# [Dataset section]

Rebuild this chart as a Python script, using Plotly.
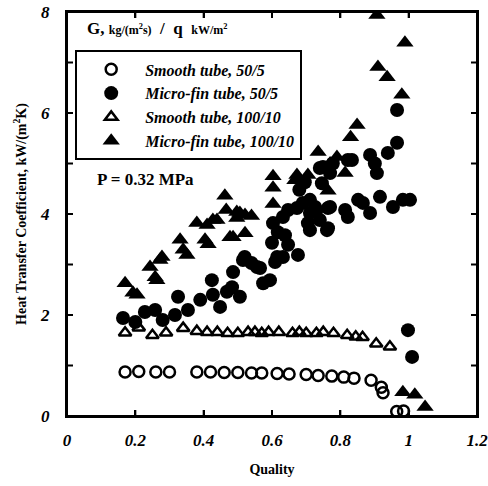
import plotly.graph_objects as go

# Smooth tube, 50/5 (open circles)
s50_x = [0.17,0.21,0.26,0.30,0.38,0.42,0.46,0.50,0.54,0.57,0.615,0.65,0.70,0.735,0.775,0.81,0.84,0.89,0.92,0.925,0.965,0.985]
s50_y = [0.87,0.88,0.87,0.87,0.87,0.87,0.86,0.86,0.85,0.85,0.84,0.83,0.82,0.80,0.79,0.77,0.75,0.71,0.57,0.46,0.09,0.10]

# Micro-fin tube, 50/5 (filled circles)
m50_x = [0.164,0.20,0.228,0.258,0.28,0.316,0.325,0.354,0.39,0.424,0.427,0.448,0.468,0.483,0.486,0.506,0.515,0.52,0.54,0.556,
         0.565,0.574,0.594,0.609,0.60,0.615,0.617,0.603,0.632,0.638,0.647,0.632,0.647,0.673,0.676,0.68,0.69,0.696,0.705,0.711,
         0.711,0.711,0.726,0.73,0.74,0.74,0.746,0.749,0.761,0.764,0.764,0.77,0.77,0.778,0.814,0.822,0.822,0.834,0.852,0.866,
         0.887,0.887,0.901,0.907,0.916,0.939,0.954,0.966,0.966,0.983,1.004,0.998,1.01]
m50_y = [1.94,1.86,2.06,2.10,1.90,2.00,2.36,2.10,2.30,2.69,2.40,2.16,2.46,2.55,2.85,2.36,3.09,3.15,3.03,2.95,
         2.93,2.63,2.69,3.05,3.43,3.15,3.64,3.82,3.15,3.58,3.39,3.94,4.08,4.12,3.19,4.48,4.22,4.63,3.82,3.68,
         4.28,4.02,4.14,4.08,3.88,4.91,4.61,4.93,3.68,4.12,3.72,4.81,4.14,5.00,4.08,3.94,5.07,5.07,4.28,4.22,
         5.17,4.02,5.00,4.81,4.34,5.21,4.14,5.41,6.06,4.28,4.28,1.70,1.17]

# Smooth tube, 100/10 (open triangles)
s100_x = [0.17,0.21,0.25,0.29,0.34,0.38,0.41,0.44,0.47,0.50,0.53,0.55,0.57,0.59,0.62,0.66,0.68,0.70,0.73,0.75,0.78,0.82,0.845,0.865,0.905,0.945]
s100_y = [1.65,1.75,1.60,1.65,1.74,1.68,1.66,1.66,1.64,1.64,1.66,1.66,1.64,1.66,1.66,1.64,1.66,1.64,1.64,1.66,1.64,1.60,1.57,1.56,1.43,1.37]

# Micro-fin tube, 100/10 (filled triangles)
m100_x = [0.17,0.193,0.205,0.243,0.258,0.263,0.272,0.278,0.331,0.34,0.351,0.38,0.404,0.41,0.413,0.427,0.439,0.462,0.466,0.477,
          0.486,0.497,0.497,0.506,0.521,0.521,0.54,0.603,0.603,0.603,0.667,0.673,0.705,0.735,0.764,0.77,0.79,0.814,0.83,0.849,
          0.907,0.91,0.937,0.98,0.989,0.983,1.018,1.048]
m100_y = [2.63,2.44,2.40,2.95,2.75,2.69,3.09,3.15,3.49,3.29,3.19,3.82,3.49,3.78,3.40,3.88,3.88,4.36,4.08,3.54,
          3.54,3.92,4.04,4.02,3.98,3.62,3.96,4.75,4.52,4.20,4.67,4.77,4.77,5.23,4.46,5.00,5.13,4.81,5.52,5.76,
          7.94,6.91,6.71,6.36,7.39,0.47,0.42,0.18]

x_range = [0, 1.2]
y_range = [0, 8]
x_ticks = [0, 0.2, 0.4, 0.6, 0.8, 1.0, 1.2]
x_ticktext = ["0", "0.2", "0.4", "0.6", "0.8", "1", "1.2"]
y_ticks = [0, 2, 4, 6, 8]
y_ticktext = ["0", "2", "4", "6", "8"]
y_all_ticks = [0, 1, 2, 3, 4, 5, 6, 7, 8]
series_names = ["Smooth tube, 50/5", "Micro-fin tube, 50/5", "Smooth tube, 100/10", "Micro-fin tube, 100/10"]

serif = "Liberation Serif"

def bi(s):
    return "<b><i>" + s + "</i></b>"

fig = go.Figure()
fig.add_trace(go.Scatter(x=s50_x, y=s50_y, mode="markers", name=bi(series_names[0]),
                         marker=dict(symbol="circle-open", size=11, color="black", line=dict(width=2.5))))
fig.add_trace(go.Scatter(x=m50_x, y=m50_y, mode="markers", name=bi(series_names[1]),
                         marker=dict(symbol="circle", size=14, color="black")))
fig.add_trace(go.Scatter(x=s100_x, y=s100_y, mode="markers", name=bi(series_names[2]),
                         marker=dict(symbol="triangle-up-open", size=11, color="black", line=dict(width=2.5))))
fig.add_trace(go.Scatter(x=m100_x, y=m100_y, mode="markers", name=bi(series_names[3]),
                         marker=dict(symbol="triangle-up", size=15, color="black")))

# Frame and tick marks as line traces (tick length ~6 px expressed in axis units)
xt_len = (y_range[1] - y_range[0]) * 6 / 404.0
yt_len = (x_range[1] - x_range[0]) * 6 / 410.0
fx = [x_range[0], x_range[1], x_range[1], x_range[0], x_range[0], None]
fy = [y_range[0], y_range[0], y_range[1], y_range[1], y_range[0], None]
for v in x_ticks:
    fx += [v, v, None, v, v, None]
    fy += [y_range[0], y_range[0] + xt_len, None, y_range[1], y_range[1] - xt_len, None]
for v in y_all_ticks:
    fx += [x_range[0], x_range[0] + yt_len, None, x_range[1], x_range[1] - yt_len, None]
    fy += [v, v, None, v, v, None]
fig.add_trace(go.Scatter(x=fx, y=fy, mode="lines", line=dict(color="black", width=2),
                         showlegend=False, hoverinfo="skip", cliponaxis=False, connectgaps=False))

tickfont = dict(family=serif, size=17, color="black")

xaxis = dict(range=x_range, tickmode="array", tickvals=x_ticks, ticktext=[bi(t) for t in x_ticktext],
             showline=True, linewidth=2, linecolor="black", mirror="ticks",
             ticks="inside", ticklen=6, tickwidth=2, tickcolor="black", ticklabelstandoff=8,
             showgrid=False, zeroline=False, automargin=False, ticklabeloverflow="allow",
             tickfont=tickfont,
             title=dict(text="<b>Quality</b>", font=dict(family=serif, size=14, color="black"), standoff=15))
yaxis = dict(range=y_range, tickmode="array", tickvals=y_ticks, ticktext=[bi(t) for t in y_ticktext],
             showline=True, linewidth=2, linecolor="black", mirror="ticks",
             ticks="inside", ticklen=6, tickwidth=2, tickcolor="black", ticklabelstandoff=12,
             showgrid=False, zeroline=False, automargin=False, ticklabeloverflow="allow",
             tickfont=tickfont,
             title=dict(text="<b>Heat Transfer Coefficient, kW/(m<sup>2</sup>K)</b>",
                        font=dict(family=serif, size=14, color="black"), standoff=10))

fig.add_annotation(x=0.045, y=0.96, xref="paper", yref="paper", xanchor="left", yanchor="middle",
                   text="<b>G, <span style='font-size:12px'>kg/(m<sup>2</sup>s)</span>  /  q  <span style='font-size:12px'>kW/m<sup>2</sup></span></b>",
                   showarrow=False, font=dict(family=serif, size=17, color="black"))
fig.add_annotation(x=0.068, y=0.585, xref="paper", yref="paper", xanchor="left", yanchor="middle",
                   text="<b>P = 0.32 MPa</b>", showarrow=False,
                   font=dict(family=serif, size=17, color="black"))

fig.update_layout(
    width=488, height=486,
    margin=dict(l=67, r=11, t=12, b=70, autoexpand=False),
    paper_bgcolor="white", plot_bgcolor="white",
    xaxis=xaxis, yaxis=yaxis,
    showlegend=True,
    legend=dict(x=0.02, y=0.905, xanchor="left", yanchor="top",
                bordercolor="black", borderwidth=2, bgcolor="white",
                font=dict(family=serif, size=16, color="black"),
                itemsizing="trace", itemwidth=58),
)

fig.write_html("out.html", config={"displayModeBar": False},
               post_script="document.body.style.margin='0px';")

# [Set problem]
Print the data above verbatim from the first line through the line holding "import plotly.graph_objects as go", leaving every picture out.

# [The output]
Rebuild this chart as a Python script, using Plotly.
import plotly.graph_objects as go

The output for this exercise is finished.